Here's the render. Nothing special but wanted to see if I could get the windows lit... the moon still needs work!
Minimum System Power Requirement (W) for the 750 is 300watt. Your old corsair powersupply should be ok for one card in a normal desktop setup.
Yea, so far, so good. Just busy with projects now, have had no time to play with iRay .. perhaps this weekend... Thanks for the info Andy!
The moon is fiendishly small. Northern Hemisphere dwellers can do an experiment during winter: look at the Pleaides, savour how compact the cluster looks and then think that the Moon is too small to occult them all at the same time .
I read about two Hollywood night tecniques.
The first was used in the black-and-white era to shoot those western movie scenes "lit by full Moon". They put a red filter in front of the objective; the sky turned black while the rest remained passably normal.
The second gives the usual bluish appearance: tungsten color balance and close the diaphragm by 1 or 2 stops. The scene appears bluish and darkish. Before you say that this is a realistic appearance, remember that at low light levels human vision become monochromatic. At night cats are gray, not blue .
Good observations about day-for-night shooting techniques. In fact the more red sensitive the film, the better the day-for-night effect looked. The technique of using a red lens over a camera filled with black and white stock to simulate a night shot really caught on post war, as more and more camera negative films were panchromatic (in the 20s and into the 30s, movie film was primarily orthochromatic, and not sensitive to red light). For black and white films, they tinted in the blue for every release print, and also pushed-processed the negative to give it more contrast.
These days, of course, we do all this in Photoshop, but the techniques are all still here. You are absolutely right that a night scene with rich colors may not look real -- unless it's Vegas at night, but then it's the bright lights making all those colors.
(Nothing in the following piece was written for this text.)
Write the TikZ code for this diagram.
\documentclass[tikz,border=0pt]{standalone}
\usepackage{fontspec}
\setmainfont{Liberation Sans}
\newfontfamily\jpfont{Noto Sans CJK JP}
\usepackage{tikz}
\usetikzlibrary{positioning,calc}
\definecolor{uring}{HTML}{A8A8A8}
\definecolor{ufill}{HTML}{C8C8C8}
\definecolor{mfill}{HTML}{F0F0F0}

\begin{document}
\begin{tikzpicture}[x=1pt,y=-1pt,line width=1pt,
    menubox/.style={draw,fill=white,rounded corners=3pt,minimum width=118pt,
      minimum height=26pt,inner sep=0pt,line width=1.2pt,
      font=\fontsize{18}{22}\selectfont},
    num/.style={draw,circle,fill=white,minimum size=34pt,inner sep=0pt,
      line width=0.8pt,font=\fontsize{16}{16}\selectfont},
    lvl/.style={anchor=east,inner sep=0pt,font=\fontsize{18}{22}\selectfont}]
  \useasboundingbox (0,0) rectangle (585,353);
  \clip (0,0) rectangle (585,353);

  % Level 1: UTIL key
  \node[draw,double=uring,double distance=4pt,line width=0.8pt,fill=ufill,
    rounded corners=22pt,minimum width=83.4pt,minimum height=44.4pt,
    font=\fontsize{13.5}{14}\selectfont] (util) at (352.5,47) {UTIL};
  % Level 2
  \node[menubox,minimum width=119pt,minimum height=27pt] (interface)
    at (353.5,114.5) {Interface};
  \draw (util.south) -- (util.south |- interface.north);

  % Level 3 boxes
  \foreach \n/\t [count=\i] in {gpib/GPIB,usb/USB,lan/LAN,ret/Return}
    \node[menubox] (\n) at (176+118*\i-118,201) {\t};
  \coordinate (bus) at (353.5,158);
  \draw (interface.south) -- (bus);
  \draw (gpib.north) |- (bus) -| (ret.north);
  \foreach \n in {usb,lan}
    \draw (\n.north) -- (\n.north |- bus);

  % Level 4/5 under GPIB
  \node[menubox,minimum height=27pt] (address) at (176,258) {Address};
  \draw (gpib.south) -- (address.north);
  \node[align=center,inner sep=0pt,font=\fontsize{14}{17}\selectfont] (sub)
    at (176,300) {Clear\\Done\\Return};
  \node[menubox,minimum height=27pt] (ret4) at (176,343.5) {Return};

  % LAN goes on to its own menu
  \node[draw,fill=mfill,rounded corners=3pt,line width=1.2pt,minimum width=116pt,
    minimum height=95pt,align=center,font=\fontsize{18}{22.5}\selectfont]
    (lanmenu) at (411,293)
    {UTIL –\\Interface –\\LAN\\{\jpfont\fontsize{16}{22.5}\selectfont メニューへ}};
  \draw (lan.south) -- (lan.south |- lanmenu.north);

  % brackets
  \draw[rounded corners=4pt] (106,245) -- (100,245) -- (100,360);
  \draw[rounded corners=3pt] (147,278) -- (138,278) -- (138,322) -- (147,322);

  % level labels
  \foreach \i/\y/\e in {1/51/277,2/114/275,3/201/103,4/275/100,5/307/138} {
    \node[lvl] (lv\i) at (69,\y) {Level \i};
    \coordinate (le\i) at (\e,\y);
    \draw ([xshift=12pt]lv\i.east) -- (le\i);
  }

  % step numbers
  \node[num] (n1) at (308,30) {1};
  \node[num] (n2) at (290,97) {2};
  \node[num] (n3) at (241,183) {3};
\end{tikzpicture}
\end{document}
Everything between is dim, dark, and mostly lacking color.
I just wanted to add for light fantasy scenes, especially works for children, the brighter colors at night are perfect.
Oops, posted in the wrong thread!
It is (was) way more difficult to shoot at nigth with a movie film camera because of limited shutter speed values (the shutter must close for every frame aka 24 or 30 times a second - the longest open shutter is 1/48 or 1/60))... while with a photo camera and long shutter time we can see the colors also at night in a fullmoon night or with enough restlight (sunset)... or the colors of stars (space) which we cant see by eyes - but we are used to see such night photos with colors
Impressive night shoots show colors and are actually better then "reality" - example hdr (high dynamic range) photography.